「路面電車が信号無視したら…」違反になる? 知らない人多い「黄色い矢印」って何? クルマの運転手があまり知らないコトとは
路面電車の信号を誤って覚えているドライバーも散見される
全国の複数の地域では、路面電車が活躍しています。 その一方で路面電車が信号無視をしてしまう事例もたびたび発生していますが、路面電車の違反は取り締まりの対象になるのでしょうか。 【画像】これが「謎の矢印」です。(17枚)

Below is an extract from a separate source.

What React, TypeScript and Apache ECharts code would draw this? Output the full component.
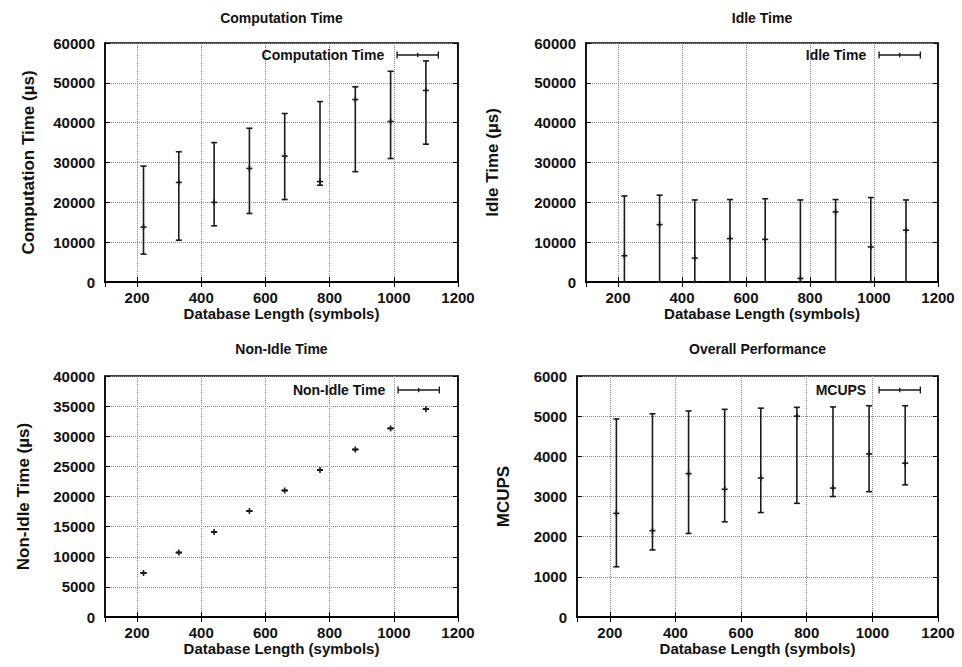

現在、北海道や東京都、愛知県、京都府、広島県などの全国17都市において路面電車が活躍しています。 一般的に路面電車は道路上を自動車とともに走っており、車窓からゆったりと街の景色を眺められるほか、電車自体のレトロな雰囲気を楽しめます。 また、路面電車が走る道路の交差点などには自動車用の信号機に加え、路面電車用の信号機が併設されることもあり、普段その地域にいない人からすると珍しい光景といえるでしょう。 なお信号機に関しては、路面電車も自動車と同じように青信号のときは直進、左折、右折が可能で、黄信号および赤信号であれば停止線を越えて進行してはいけません。 ただし信号機の下部に「黄色の矢印信号」が表示されている場合、赤信号または黄信号にかかわらず路面電車が矢印の方向に進行できることを意味するため、クルマやバイクは誤って進行しないよう注意が必要です。 さらに、信号に「赤色の×印」が表示されているときは路面電車のみが停止することを意味しており、他の車両が従う必要はありません。 ときどき県外から来たドライバーが意味を勘違いして停止し道路が渋滞するケースもみられることから、路面電車の走行する街をクルマで観光する際には信号の意味を覚えておくと良いでしょう。 このように路面電車も自動車と同様、信号機に従って走行しますが、過去には路面電車が信号を見落として交差点を通過してしまう、いわゆる「信号無視」の事案がたびたび発生しています。 最近では2024年11月9日に熊本市電の運転手が交差点を赤信号で停車中、本来は停車を継続しなければいけないところ、信号を誤認して直進する事案が起きました。 路面電車はその大きさゆえ、他の車両と衝突すれば大事故につながるおそれもありますが、路面電車も自動車のように交通違反の取り締まりを受けるのでしょうか。 結論から言うと、たとえ路面電車であっても交通違反をすれば取り締まりの対象となります。道路交通法第7条では路面電車を含め、車両が信号機に従うことを義務付けており、信号無視をすれば当然交通違反が成立します。 ちなみに警視庁のウェブサイト「反則行為の種別及び反則金一覧表」には『路面電車についても違反が成立する場合は、大型車欄の反則金となります』と明記されており、違反をすれば大型車と同じ反則金が科されます。 加えて道路交通法第22条では路面電車の最高速度について次のように規定していることから、万が一路面電車が速度超過をしてしまった場合も取り締まりの対象となる可能性があります。 「路面電車又はトロリーバスは、軌道法の規定に基づく命令で定める最高速度をこえない範囲内で道路標識等によりその最高速度が指定されている道路においてはその最高速度を、その他の道路においては当該命令で定める最高速度をこえる速度で進行してはならない(条文を一部抜粋)」 たとえば道路標識によって最高速度が時速30キロに制限されている道路の場合、路面電車はそれを超える速度で走行してはいけません。 なお路面電車の速度については「軌道運転規則」の第53条で、動力制動機を備えたものについては最高速度を時速40キロ以下、平均速度を時速30キロ以下とすること、その他のものについては最高速度を時速25キロ以下、平均速度を時速16キロ以下にすることが決められています。 このように路面電車は最高速度が自動車と比べて低く設定されているほか、停留所間の距離が近くスピードが出にくい傾向にあり、実際のところ路面電車がスピード違反で取り締まりを受ける可能性は非常に低いといえるでしょう。 ※ ※ ※ 路面電車が走る長崎市では、長崎県警が路面電車専用の「黄色い矢印信号」について意味を間違えないようドライバーに注意を呼びかけています。 路面電車に関しては原則として車両が軌道敷内を走行してはならないといった決まりもあるため、改めて交通ルールを確認しておくことが大切です。